-- Begin Dataset excerpt --
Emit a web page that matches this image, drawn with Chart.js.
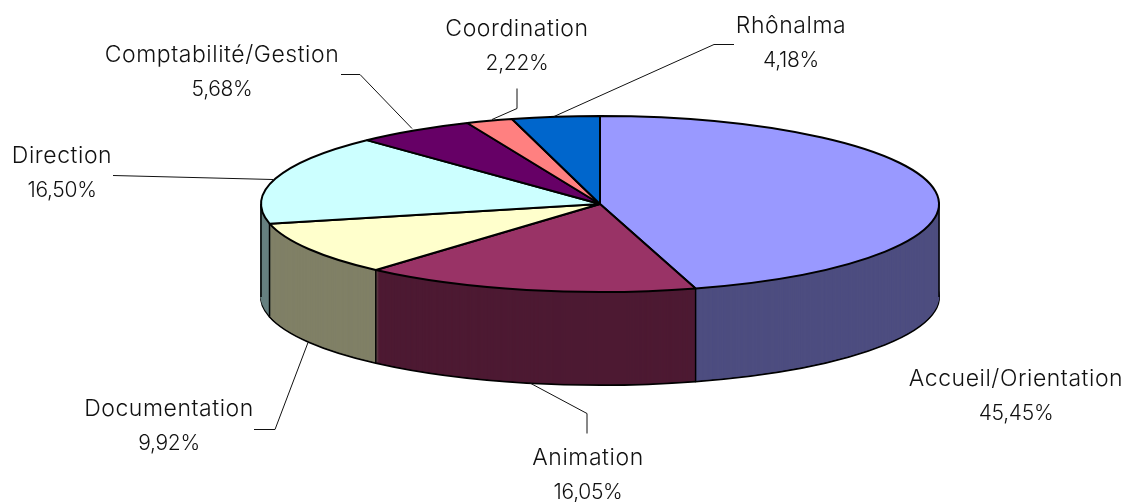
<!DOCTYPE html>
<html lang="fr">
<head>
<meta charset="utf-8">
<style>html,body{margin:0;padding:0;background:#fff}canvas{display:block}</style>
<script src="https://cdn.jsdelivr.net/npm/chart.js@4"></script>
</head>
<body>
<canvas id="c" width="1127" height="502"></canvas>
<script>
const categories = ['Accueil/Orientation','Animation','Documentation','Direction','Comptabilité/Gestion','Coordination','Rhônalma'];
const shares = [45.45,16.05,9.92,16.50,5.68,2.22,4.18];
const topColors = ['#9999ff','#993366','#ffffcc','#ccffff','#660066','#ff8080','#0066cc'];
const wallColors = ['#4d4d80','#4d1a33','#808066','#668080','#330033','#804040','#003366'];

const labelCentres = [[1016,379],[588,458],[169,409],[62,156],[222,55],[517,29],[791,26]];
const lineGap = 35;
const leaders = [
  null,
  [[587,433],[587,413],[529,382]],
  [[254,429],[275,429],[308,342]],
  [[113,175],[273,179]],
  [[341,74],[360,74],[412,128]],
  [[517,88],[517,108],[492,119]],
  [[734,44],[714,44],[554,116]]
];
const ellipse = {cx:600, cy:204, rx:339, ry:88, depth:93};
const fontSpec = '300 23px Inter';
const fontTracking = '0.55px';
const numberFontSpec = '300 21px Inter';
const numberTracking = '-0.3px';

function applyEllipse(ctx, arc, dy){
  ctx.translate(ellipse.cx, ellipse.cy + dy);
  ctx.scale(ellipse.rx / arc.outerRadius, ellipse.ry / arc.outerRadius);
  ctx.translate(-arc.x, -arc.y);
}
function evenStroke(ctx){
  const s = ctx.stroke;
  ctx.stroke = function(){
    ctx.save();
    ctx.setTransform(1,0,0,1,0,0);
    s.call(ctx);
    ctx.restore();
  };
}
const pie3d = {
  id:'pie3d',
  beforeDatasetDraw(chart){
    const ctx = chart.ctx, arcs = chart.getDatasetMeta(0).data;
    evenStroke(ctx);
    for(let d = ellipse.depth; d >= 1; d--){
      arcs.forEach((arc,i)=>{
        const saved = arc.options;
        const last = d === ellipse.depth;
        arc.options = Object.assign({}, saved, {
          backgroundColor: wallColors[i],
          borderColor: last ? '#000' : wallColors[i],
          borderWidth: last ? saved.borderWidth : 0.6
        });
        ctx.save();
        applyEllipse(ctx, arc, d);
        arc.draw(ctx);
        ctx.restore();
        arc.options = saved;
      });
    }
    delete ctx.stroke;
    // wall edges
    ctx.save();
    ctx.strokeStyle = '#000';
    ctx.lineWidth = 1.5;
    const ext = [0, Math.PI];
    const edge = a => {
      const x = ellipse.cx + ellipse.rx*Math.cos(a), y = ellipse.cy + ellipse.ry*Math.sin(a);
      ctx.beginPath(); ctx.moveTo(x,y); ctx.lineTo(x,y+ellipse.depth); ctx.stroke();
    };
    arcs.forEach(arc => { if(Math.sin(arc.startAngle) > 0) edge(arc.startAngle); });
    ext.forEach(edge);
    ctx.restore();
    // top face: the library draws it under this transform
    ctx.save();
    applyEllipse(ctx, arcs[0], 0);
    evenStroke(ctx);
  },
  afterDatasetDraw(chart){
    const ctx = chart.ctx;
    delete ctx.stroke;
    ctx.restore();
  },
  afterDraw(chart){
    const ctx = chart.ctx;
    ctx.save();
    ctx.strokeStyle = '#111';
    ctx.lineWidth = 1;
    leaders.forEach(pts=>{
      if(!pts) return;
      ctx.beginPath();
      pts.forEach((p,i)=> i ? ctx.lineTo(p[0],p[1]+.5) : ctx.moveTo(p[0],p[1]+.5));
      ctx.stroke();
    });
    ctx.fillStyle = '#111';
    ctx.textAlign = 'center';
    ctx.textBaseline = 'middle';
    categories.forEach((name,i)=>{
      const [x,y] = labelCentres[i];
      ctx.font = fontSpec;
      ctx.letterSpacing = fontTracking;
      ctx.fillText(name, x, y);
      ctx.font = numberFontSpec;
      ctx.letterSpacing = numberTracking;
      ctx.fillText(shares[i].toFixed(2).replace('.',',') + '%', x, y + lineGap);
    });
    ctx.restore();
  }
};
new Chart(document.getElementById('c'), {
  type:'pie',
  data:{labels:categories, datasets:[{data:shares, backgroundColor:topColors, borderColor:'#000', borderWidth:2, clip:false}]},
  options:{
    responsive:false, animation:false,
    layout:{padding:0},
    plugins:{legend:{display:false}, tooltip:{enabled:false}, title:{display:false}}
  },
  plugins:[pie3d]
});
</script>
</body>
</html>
-- End Dataset excerpt --
Written instruction: Repeat the listing above up to and including the line with "const numberTracking = '-0.3px';", starting from its first line. Drop any pictures.

Task answer:
Emit a web page that matches this image, drawn with Chart.js.
<!DOCTYPE html>
<html lang="fr">
<head>
<meta charset="utf-8">
<style>html,body{margin:0;padding:0;background:#fff}canvas{display:block}</style>
<script src="https://cdn.jsdelivr.net/npm/chart.js@4"></script>
</head>
<body>
<canvas id="c" width="1127" height="502"></canvas>
<script>
const categories = ['Accueil/Orientation','Animation','Documentation','Direction','Comptabilité/Gestion','Coordination','Rhônalma'];
const shares = [45.45,16.05,9.92,16.50,5.68,2.22,4.18];
const topColors = ['#9999ff','#993366','#ffffcc','#ccffff','#660066','#ff8080','#0066cc'];
const wallColors = ['#4d4d80','#4d1a33','#808066','#668080','#330033','#804040','#003366'];

const labelCentres = [[1016,379],[588,458],[169,409],[62,156],[222,55],[517,29],[791,26]];
const lineGap = 35;
const leaders = [
  null,
  [[587,433],[587,413],[529,382]],
  [[254,429],[275,429],[308,342]],
  [[113,175],[273,179]],
  [[341,74],[360,74],[412,128]],
  [[517,88],[517,108],[492,119]],
  [[734,44],[714,44],[554,116]]
];
const ellipse = {cx:600, cy:204, rx:339, ry:88, depth:93};
const fontSpec = '300 23px Inter';
const fontTracking = '0.55px';
const numberFontSpec = '300 21px Inter';
const numberTracking = '-0.3px';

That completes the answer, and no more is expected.